- First year: 1996
- Years played: 5
- Hopman Cup titles: 2 (1996, 2023)
- Most total wins: Goran Ivanišević (9–3)
- Most singles wins: Goran Ivanišević (5–1)
- Most doubles wins: Goran Ivanišević (4–2) Iva Majoli (4–2)
- Best doubles team: Goran Ivanišević & Iva Majoli (4–2)
- Most years played: Goran Ivanišević (2) Iva Majoli (2) Donna Vekić (2)

= Croatia at the Hopman Cup =

Sporting event delegation

Croatia is a nation that has competed at three Hopman Cup tournaments since it gained its independence following the breakup of Yugoslavia in the early 1990s. It first competed in the Hopman Cup in 1996 and went on to win the title that year. Sixteen years after last participation (2007) Croatia won second title at 2023.

==Players==
This is a list of players who have played for Croatia in the Hopman Cup.

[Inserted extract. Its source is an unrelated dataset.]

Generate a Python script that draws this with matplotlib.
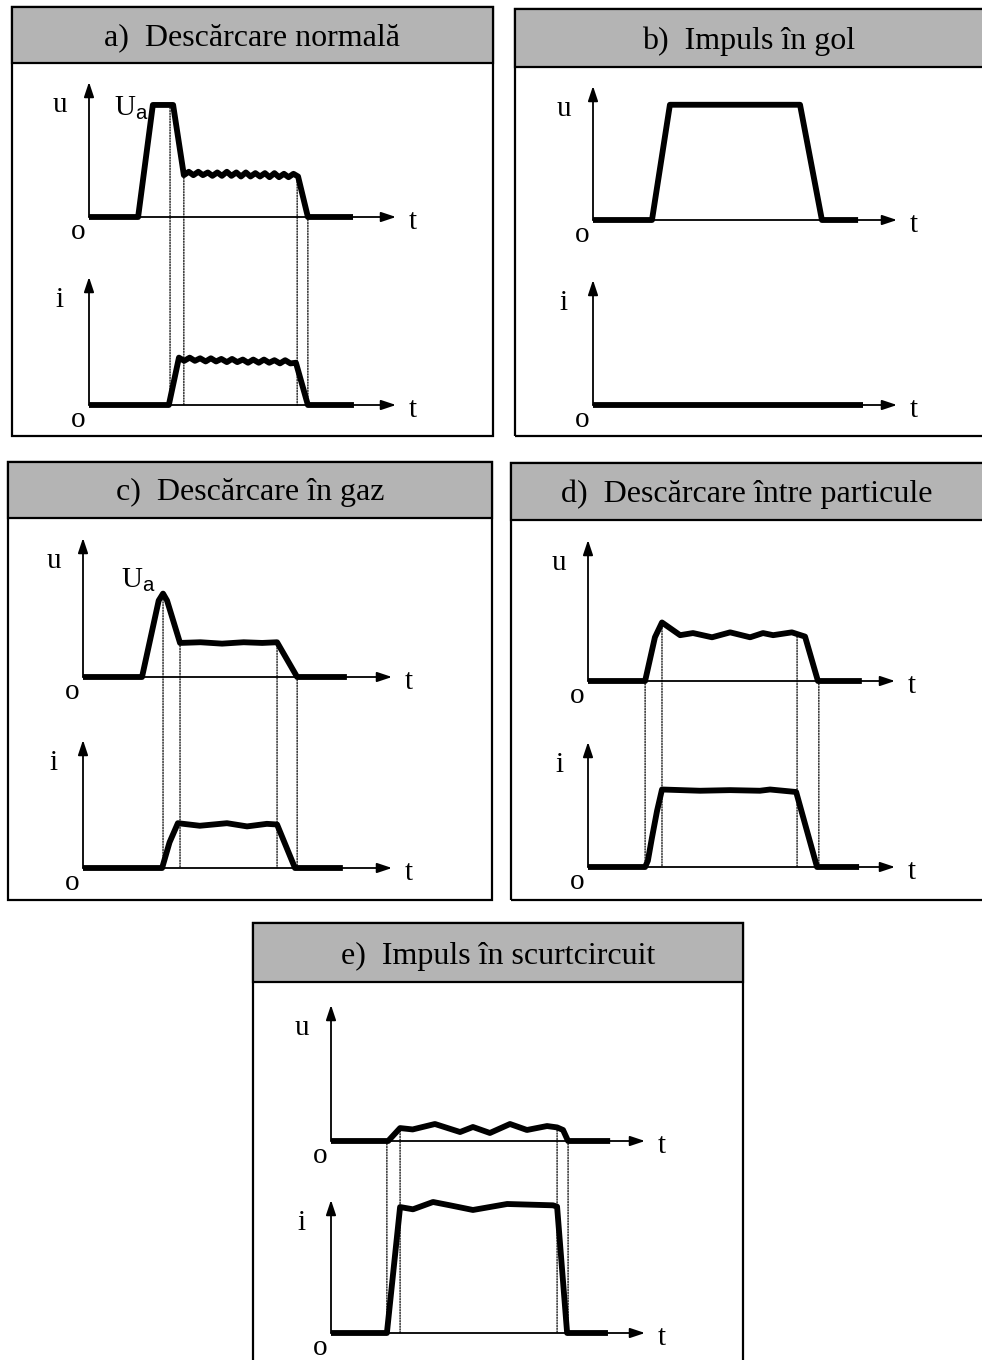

| Name | Total W–L | Singles W–L | Doubles W–L | First year played | No. of years played |
|---|---|---|---|---|---|
| Duje Ajduković | 1–3 | 0–2 | 1–1 | 2025 | 1 |
| Mario Ančić | 2–3 | 2–1 | 0–2 | 2007 | 1 |
| Sanja Ančić | 0–5 | 0–3 | 0–2 | 2007 | 1 |
| Borna Ćorić | 4–1 | 2–1 | 2–0 | 2023 | 1 |
| Goran Ivanišević | 9–3 | 5–1 | 4–2 | 1996 | 2 |
| Iva Majoli | 7–6 | 3–4 | 4–2 | 1996 | 2 |
| Donna Vekić | 6–3 | 3–2 | 3–1 | 2023 | 2 |

==Results==

| Year | Competition | Location | Opponent | Score | Result |
| 1996 ^{1} | Round Robin | Burswood Dome, Perth | South Africa | 1–2 | Lost |
| Round Robin | United States | 2–1 | Won |
| Round Robin | France | 3–0 | Won |
| Final | Switzerland | 2–1 | Won |
| 1997 | Round Robin | France | 3–0 | Won |
| Round Robin | United States | 1–2 | Lost |
| Round Robin | Australia | 2–1 | Won |
| 2007 | Round Robin | Spain | 0–3 | Lost |
| Round Robin | India | 1–2 | Lost |
| Round Robin | Czech Republic | 2–1 | Won |
| 2023 | Round Robin | Nice Lawn Tennis Club, Nice | Belgium | 2–1 | Won |
| Round Robin | Spain | 2–1 | Won |
| Final | Switzerland | 2–0 | Won |
| 2025 ^{2} | Round Robin | Fiera del Levante, Bari | Italy | 1–2 | Loss |
| Round Robin | France | 1–2 | Loss |

^{1} In the 1996 final, it came down to the mixed doubles to decide the tournament champions. The Swiss team were forced to retire with the score at 5–5 in the final set when Marc Rosset injured his hand after punching an advertising board in anger.

^{2} In the second round robin tie against France, Donna Vekić withdrew from the mixed doubles match, thus conceding the point and the tie to France.